Hans Peter Hahn : Je ne nie pas qu'il y a du racisme en Allemagne. Je vois aussi que la décolonisation des relations internationales est toujours un défi. Mais je voudrais quand même bien séparer le débat sur la restitution de ce discours plus général. Je suis convaincu qu'il y a une très grande conscience que la restitution est une nécessité. Elle est une nécessité pour l'avenir de ces musées qui ont des collections à l'échelle mondiale. C'est une nécessité pour la politique culturelle nationale des pays qui vont recevoir ces objets alors qu'en ce qui concerne les autres aspects que vous avez touchés le racisme, le caractère colonial implicite dans les relations internationales, il y a beaucoup moins de conscience si on fait cette relation. On a l'espoir que les débats autour de la restitution est une voie pour ouvrir les consciences de façon plus large. Et de montrer que ce n'est pas seulement la culture, mais c'est aussi l'économie. C'est aussi au quotidien qu'on doit réfléchir. Quelles sont les inégalités qui persistent toujours?

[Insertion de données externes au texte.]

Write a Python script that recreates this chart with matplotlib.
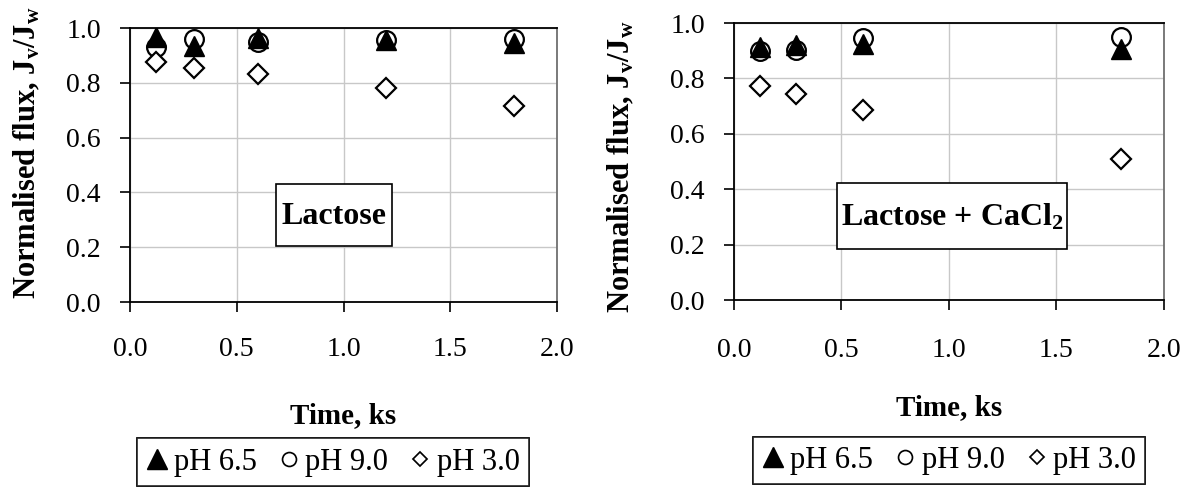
import matplotlib
matplotlib.use('Agg')
import matplotlib.pyplot as plt
from matplotlib.lines import Line2D
from matplotlib.patches import Rectangle

plt.rcParams['font.family'] = 'Liberation Serif'
plt.rcParams['mathtext.fontset'] = 'custom'
plt.rcParams['mathtext.rm'] = 'Liberation Serif'
plt.rcParams['mathtext.bf'] = 'Liberation Serif:bold'
plt.rcParams['mathtext.it'] = 'Liberation Serif:italic'

# Normalised flux data, time in ks
time_lac = [0.12, 0.30, 0.60, 1.20, 1.80]
lac_ph65 = [0.967, 0.935, 0.963, 0.955, 0.945]
lac_ph90 = [0.932, 0.960, 0.949, 0.955, 0.960]
lac_ph30 = [0.877, 0.854, 0.832, 0.780, 0.716]

time_ca = [0.12, 0.29, 0.60, 1.80]
ca_ph65 = [0.913, 0.920, 0.925, 0.907]
ca_ph90 = [0.899, 0.904, 0.945, 0.950]
ca_ph30 = [0.772, 0.742, 0.685, 0.510]

labels = ['pH 6.5', 'pH 9.0', 'pH 3.0']
xticks = [0.0, 0.5, 1.0, 1.5, 2.0]
yticks = [0.0, 0.2, 0.4, 0.6, 0.8, 1.0]

fig = plt.figure(figsize=(11.94, 4.88), dpi=100)
ax1 = fig.add_axes([0.1089, 0.3811, 0.3576, 0.5615])
ax2 = fig.add_axes([0.6147, 0.3852, 0.3601, 0.5676])

ylab = r'Normalised flux, J$_\mathbf{v}$/J$_\mathbf{w}$'


def draw_panel(ax, t, a, b, c, name, box, txt_xy, ylab_xy, xlab_y, xpad):
    ax.plot(t, b, 'o', ms=13.5, mfc='white', mec='black', mew=1.6, zorder=3)
    ax.plot(t, a, '^', ms=15, color='black', zorder=4)
    ax.plot(t, c, 'D', ms=10.5, mfc='white', mec='black', mew=1.6, zorder=3)
    ax.set_xlim(0, 2)
    ax.set_ylim(0, 1)
    ax.set_xticks(xticks)
    ax.set_yticks(yticks)
    ax.set_xticklabels(['%.1f' % v for v in xticks])
    ax.set_yticklabels(['%.1f' % v for v in yticks])
    ax.tick_params(labelsize=20, direction='out', length=7, width=1.2)
    ax.tick_params(axis='x', pad=xpad)
    ax.tick_params(axis='y', pad=14)
    ax.grid(True, color='#c8c8c8', lw=1)
    ax.set_axisbelow(True)
    for s in ['left', 'bottom', 'top']:
        ax.spines[s].set_color('black')
        ax.spines[s].set_linewidth(1.3)
    ax.spines['right'].set_color('#707070')
    ax.spines['right'].set_linewidth(1.3)
    ax.set_ylabel(ylab, fontsize=22, fontweight='bold')
    ax.yaxis.set_label_coords(*ylab_xy)
    ax.set_xlabel('Time, ks', fontsize=21, fontweight='bold')
    ax.xaxis.set_label_coords(0.5, xlab_y)
    # label box drawn in data units
    ax.add_patch(Rectangle((box[0], box[1]), box[2] - box[0], box[3] - box[1],
                           fc='white', ec='black', lw=1.2, zorder=5))
    ax.text(txt_xy[0], txt_xy[1], name, fontsize=23, fontweight='bold',
            ha='center', va='center', zorder=6)


draw_panel(ax1, time_lac, lac_ph65, lac_ph90, lac_ph30, 'Lactose',
           (0.684, 0.203, 1.227, 0.43), (0.957, 0.312),
           (-0.206, 0.545), -0.365, 18)
draw_panel(ax2, time_ca, ca_ph65, ca_ph90, ca_ph30,
           r'Lactose + CaCl$_\mathbf{2}$', (0.48, 0.186, 1.55, 0.423),
           (1.017, 0.298), (-0.227, 0.48), -0.34, 20)

handles = [
    Line2D([], [], ls='none', marker='^', ms=15, color='black'),
    Line2D([], [], ls='none', marker='o', ms=10, mfc='white', mec='black', mew=1.2),
    Line2D([], [], ls='none', marker='D', ms=7.5, mfc='white', mec='black', mew=1.2),
]
for x, y in [(0.279, 0.053), (0.795, 0.056)]:
    leg = fig.legend(handles, labels, loc='center', bbox_to_anchor=(x, y),
                     ncol=3, fontsize=22, frameon=True, fancybox=False,
                     handlelength=0.7, handletextpad=0.2, columnspacing=0.7,
                     borderpad=0.3, borderaxespad=0, edgecolor='black')
    leg.get_frame().set_linewidth(1.2)
    fig.add_artist(leg)

fig.savefig('out.png', dpi=100)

DW : Alors ce qui est assez intéressant dans ce que vous dites par rapport justement à cette façon naïf de penser que la décolonisation ou les restitutions pourraient permettre de décoloniser tout ou de décloisonner tous les autres secteurs. C'est assez intéressant parce que finalement, en Afrique, quand on regarde dans les gouvernements, la culture est toujours mise au dernier plan. Mais là, pour une fois, on a un basculement, c'est à dire qu'on a l'impression que c'est la culture qui, d'une manière ou d'une autre, pourra ouvrir la voie pour décoloniser d'autres secteurs comme vous le dites par exemple l'économie, les relations internationales entre le Nord et le Sud.

Hans Peter Hahn : C'est un espoir que je viens d'exprimer. Vous avez bien retenu le point qu'effectivement la Restitution peut devenir un symbole. Pour avoir un effet pertinent, il est très important que, au delà du moment que les objets sont emballés, envoyés vers l'Afrique, desemballés là bas et installés peut être au Musée national, au delà de ce moment, il y aura de nouvelles pratiques de collaboration.